The paper states that the average growth rate of 5.1 percent during the past decade will not help resolve poverty, unemployment and other problems of Pakistan as no visible trickle-down effect is possible at the presently anaemic GDP growth rate.

“If this rate prevails for the next few years, it may create malnutrition problems as already 60 percent of the total population is living below poverty line at present,” said Dr. Ayub Mehar, who is the director general of FPCCI’s research wing.

He said that the IMF, World Bank and other international organisations had recommended seven percent growth rate for Pakistan to reduce the economic miseries of the people by the operation of the trickle-down effect.

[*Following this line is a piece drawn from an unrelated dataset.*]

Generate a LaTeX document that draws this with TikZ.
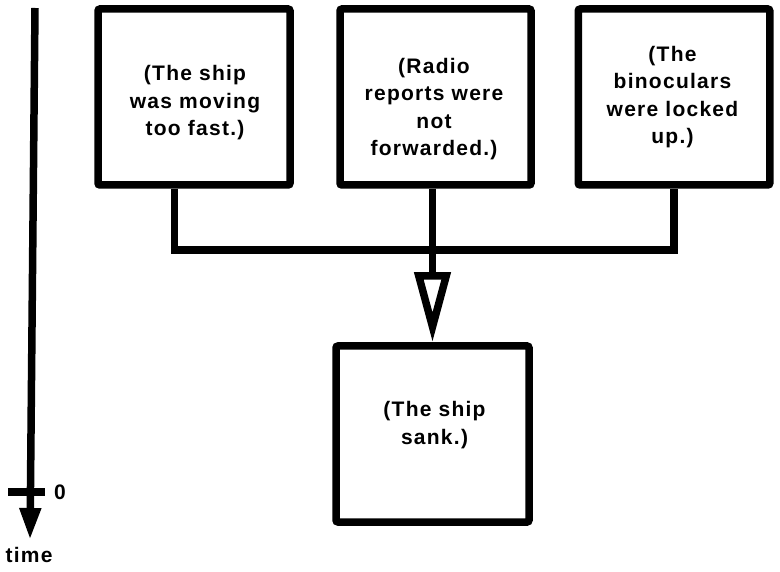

The FPCCI recommends that all efforts and targets including the tax-to-GDP ratio, the budget deficit as a percentage of GDP as well as growth in investment, money supply and export targets should be tailored to achieving seven percent GDP growth rate. “It is a requirement for survival that should not be compromised,” the paper said.

The GDP growth rate in fiscal year 2013 was 3.6 percent, which was below the targeted rate of 4.3 percent. The State Bank of Pakistan (SBP) in its recently released annual report predicted that the government would fall short of the targeted growth rate of 4.4 percent set for fiscal year 2014.

Mehar said that the present growth rate may not be sustainable in the long term for the country, which may default on its international obligations. “[With this], no money will be left for opening letters of credit for imports and the international community will also not come to our rescue,” said Dr. Mehar, who is also among the top five economists of the country.

The Economic Growth Framework prepared by the Planning Commission has also identified seven percent as the GDP growth rate that is required to absorb the growing population.

However, the FPCCI paper said that about 10 to12 percent rate of growth is required to revive the economy. “This will ensure that the economy of Pakistan turns around to the point it was before 1990 in term of per capita income in the region,” the research paper said.

The FPCCI paper said that the present fiscal policy failure was an outcome of the clashes and interests, which should be discouraged in future.

In the present conditions, foreign assistance and external debt will not be feasible options for the country, it added.

The government has been recommended to undertake development projects funded by foreign direct investment inflows in which investment by ex-pats will be an attractive option.

The FPCCI has proposed financial liberalization, which would be a soft option for resource mobilization to rehabilitate deteriorating infrastructure.

Over the long term, the FPCCI suggests regional economic integration that could be a key for a sustainable source of economic prosperity.

The report suggests changes in planning as past polices have resulted in the present economic crisis. The FPCCI has also criticized the “six regimes of planning in Pakistan”: conceptualization; foreign influence; ad hocism; construction of social accounting matrix and macroeconomic models by the Planning Commission; PCI and PCII culture; and ineffective organs. “Planning in Pakistan is based on the nexus of foreign influence, ideology and feudalism,” the FPCCI report said.

To achieve the desired level of economic growth, the FPCCI recommended private-sector led growth through incentivizing innovation, quality and productivity enhancement.